Imagine making royality deal with 2 dollar gas and 40 dollar condensate, then having condensate prices increase double and gas triple.
Royalities
- Value of those royality agreements have doubled (Oil) and trippled (Natural Gas)
- These royalities never go away.
- The are top line costs.
- They reduce real returns by 4-7 percent.
What kind of funds would the company have the ability to finance at 2 percent and would be cheaper long term than these royality streams?
92% of TOU production is NGL's and Gas (4% royality)
8% of TOU production oil and Condensate (2.5% royality)
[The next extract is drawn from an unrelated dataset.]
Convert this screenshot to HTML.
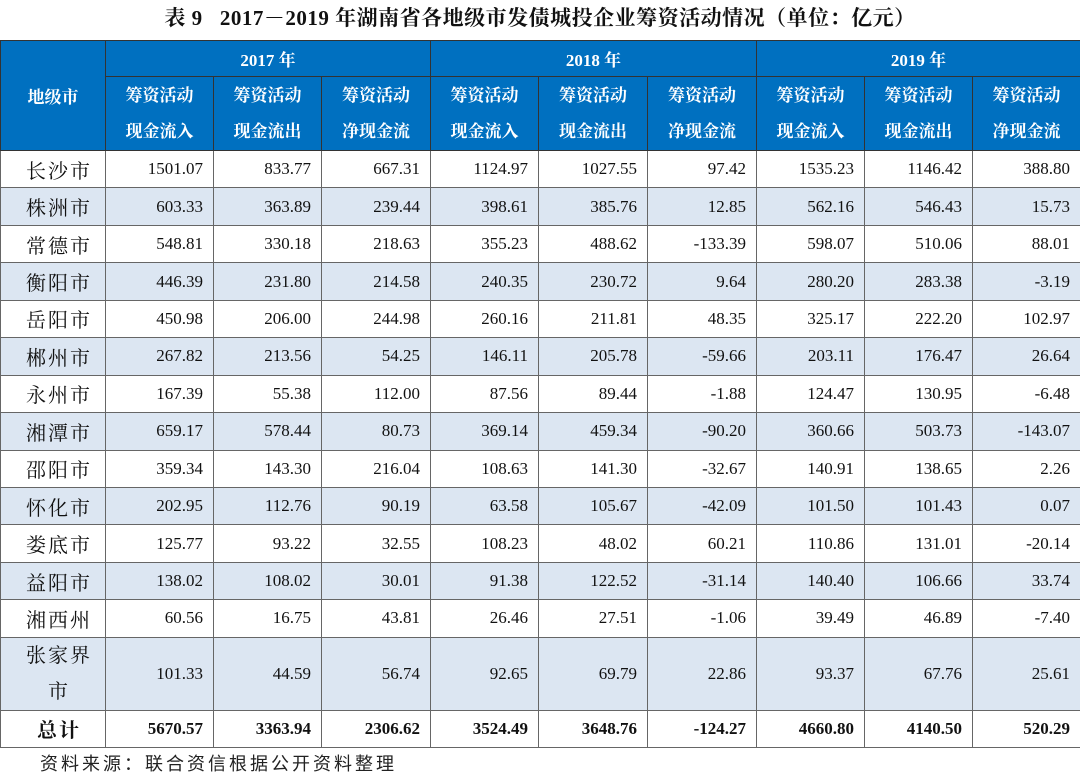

Useing Q2 production numbers for illustration purposes.
91.5% * 410,000 boe/day * $36 boe ($6 gas) * 365 days* 4% royality = 197.2 million (yearly)
.085% * 410,000 boe/day * 100 boe($100 oil) * 365 * 2.5% = 32 million (yearly)
So potentially with these royalities on all their properties they could be paying 230 million dollars a year to Topaz.
The amount of debt that could be carried with 230 million dollar yearly payments is 11.5 billion dollars at 2% which is what TOU can borrow money for.
In Q2 the operting netback for TOU production was roughly 15 dollars a boe, the royalities consume the equalivent of 42 thousand boe/day of TOU production going forward.
(230,000,000 / 15) / 365 days = 42000 boe/day of production that the cost forever of the royalites TOU put on their production.
If the netbacks go up it will has a reduced impact, but with 326 million share outstanding to cost to TOU shareholder could be 70 cents a share in Cash Flow.
Royalities are an oil companies DRUG a temporary fix, and when high oil prices settle in and the cost of these royalities are realized, they will come crashing to the ground.